■ GOAL
Everything from the line with "Reproduce this diagram with TikZ." down to the line with "(interceptor) at (497,561.5)" below must be printed exactly, those two lines included. Exclude pictures.

■ EXTRACTED MATERIAL
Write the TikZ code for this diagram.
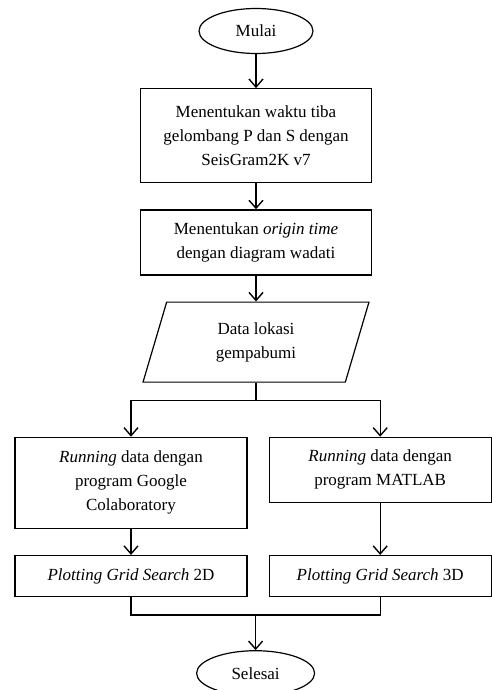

* * *

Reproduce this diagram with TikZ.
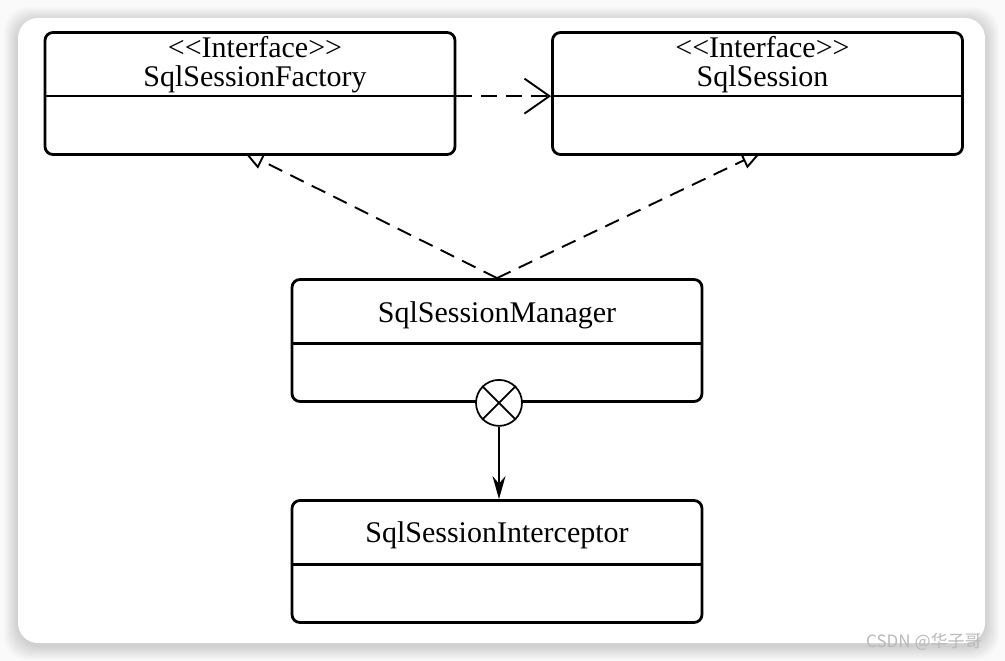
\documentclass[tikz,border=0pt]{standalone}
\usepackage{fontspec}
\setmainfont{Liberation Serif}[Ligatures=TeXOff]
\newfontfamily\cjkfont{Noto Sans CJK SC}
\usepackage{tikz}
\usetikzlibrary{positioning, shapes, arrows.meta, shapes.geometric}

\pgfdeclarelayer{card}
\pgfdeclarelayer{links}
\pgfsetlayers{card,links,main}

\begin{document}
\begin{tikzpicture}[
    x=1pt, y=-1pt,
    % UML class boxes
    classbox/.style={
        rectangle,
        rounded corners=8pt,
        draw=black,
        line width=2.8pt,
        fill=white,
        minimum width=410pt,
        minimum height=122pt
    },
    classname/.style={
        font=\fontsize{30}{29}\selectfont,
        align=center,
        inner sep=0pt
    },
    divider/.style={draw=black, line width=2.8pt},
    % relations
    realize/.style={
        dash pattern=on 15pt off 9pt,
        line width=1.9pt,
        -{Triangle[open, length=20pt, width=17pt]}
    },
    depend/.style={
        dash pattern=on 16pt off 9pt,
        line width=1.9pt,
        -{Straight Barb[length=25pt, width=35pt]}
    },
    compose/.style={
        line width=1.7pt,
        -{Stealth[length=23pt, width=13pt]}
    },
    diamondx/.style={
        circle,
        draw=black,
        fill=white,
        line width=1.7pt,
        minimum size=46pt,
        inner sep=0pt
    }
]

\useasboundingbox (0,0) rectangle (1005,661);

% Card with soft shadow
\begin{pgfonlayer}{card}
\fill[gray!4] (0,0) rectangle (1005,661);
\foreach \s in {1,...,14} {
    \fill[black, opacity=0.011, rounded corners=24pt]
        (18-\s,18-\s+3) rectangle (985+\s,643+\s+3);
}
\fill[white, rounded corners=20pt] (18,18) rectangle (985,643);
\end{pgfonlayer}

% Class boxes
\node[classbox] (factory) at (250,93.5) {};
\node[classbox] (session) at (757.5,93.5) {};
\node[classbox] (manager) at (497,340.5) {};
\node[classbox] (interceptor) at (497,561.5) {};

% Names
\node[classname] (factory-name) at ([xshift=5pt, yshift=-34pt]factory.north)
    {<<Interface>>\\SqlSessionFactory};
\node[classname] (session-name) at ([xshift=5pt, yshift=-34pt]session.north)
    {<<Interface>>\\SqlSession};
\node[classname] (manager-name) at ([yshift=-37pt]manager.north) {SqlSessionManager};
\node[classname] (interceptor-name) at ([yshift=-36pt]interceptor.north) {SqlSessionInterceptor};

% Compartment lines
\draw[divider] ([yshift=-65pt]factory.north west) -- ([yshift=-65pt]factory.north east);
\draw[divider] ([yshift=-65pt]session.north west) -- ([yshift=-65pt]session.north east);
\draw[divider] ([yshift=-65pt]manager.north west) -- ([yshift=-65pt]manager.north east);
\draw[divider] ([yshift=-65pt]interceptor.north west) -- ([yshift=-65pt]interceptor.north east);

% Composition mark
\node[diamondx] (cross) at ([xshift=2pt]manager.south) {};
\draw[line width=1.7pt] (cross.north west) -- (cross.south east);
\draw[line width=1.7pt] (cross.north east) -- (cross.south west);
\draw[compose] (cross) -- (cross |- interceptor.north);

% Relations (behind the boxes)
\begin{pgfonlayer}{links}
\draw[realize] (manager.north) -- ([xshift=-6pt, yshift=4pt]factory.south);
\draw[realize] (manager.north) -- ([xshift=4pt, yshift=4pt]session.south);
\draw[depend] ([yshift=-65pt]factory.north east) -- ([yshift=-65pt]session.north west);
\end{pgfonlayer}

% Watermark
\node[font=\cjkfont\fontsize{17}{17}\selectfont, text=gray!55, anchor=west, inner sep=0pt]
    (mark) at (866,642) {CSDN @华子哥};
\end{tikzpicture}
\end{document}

■ OUTPUT FOR THIS TASK
Reproduce this diagram with TikZ.
\documentclass[tikz,border=0pt]{standalone}
\usepackage{fontspec}
\setmainfont{Liberation Serif}[Ligatures=TeXOff]
\newfontfamily\cjkfont{Noto Sans CJK SC}
\usepackage{tikz}
\usetikzlibrary{positioning, shapes, arrows.meta, shapes.geometric}

\pgfdeclarelayer{card}
\pgfdeclarelayer{links}
\pgfsetlayers{card,links,main}

\begin{document}
\begin{tikzpicture}[
    x=1pt, y=-1pt,
    % UML class boxes
    classbox/.style={
        rectangle,
        rounded corners=8pt,
        draw=black,
        line width=2.8pt,
        fill=white,
        minimum width=410pt,
        minimum height=122pt
    },
    classname/.style={
        font=\fontsize{30}{29}\selectfont,
        align=center,
        inner sep=0pt
    },
    divider/.style={draw=black, line width=2.8pt},
    % relations
    realize/.style={
        dash pattern=on 15pt off 9pt,
        line width=1.9pt,
        -{Triangle[open, length=20pt, width=17pt]}
    },
    depend/.style={
        dash pattern=on 16pt off 9pt,
        line width=1.9pt,
        -{Straight Barb[length=25pt, width=35pt]}
    },
    compose/.style={
        line width=1.7pt,
        -{Stealth[length=23pt, width=13pt]}
    },
    diamondx/.style={
        circle,
        draw=black,
        fill=white,
        line width=1.7pt,
        minimum size=46pt,
        inner sep=0pt
    }
]

\useasboundingbox (0,0) rectangle (1005,661);

% Card with soft shadow
\begin{pgfonlayer}{card}
\fill[gray!4] (0,0) rectangle (1005,661);
\foreach \s in {1,...,14} {
    \fill[black, opacity=0.011, rounded corners=24pt]
        (18-\s,18-\s+3) rectangle (985+\s,643+\s+3);
}
\fill[white, rounded corners=20pt] (18,18) rectangle (985,643);
\end{pgfonlayer}

% Class boxes
\node[classbox] (factory) at (250,93.5) {};
\node[classbox] (session) at (757.5,93.5) {};
\node[classbox] (manager) at (497,340.5) {};
\node[classbox] (interceptor) at (497,561.5) {};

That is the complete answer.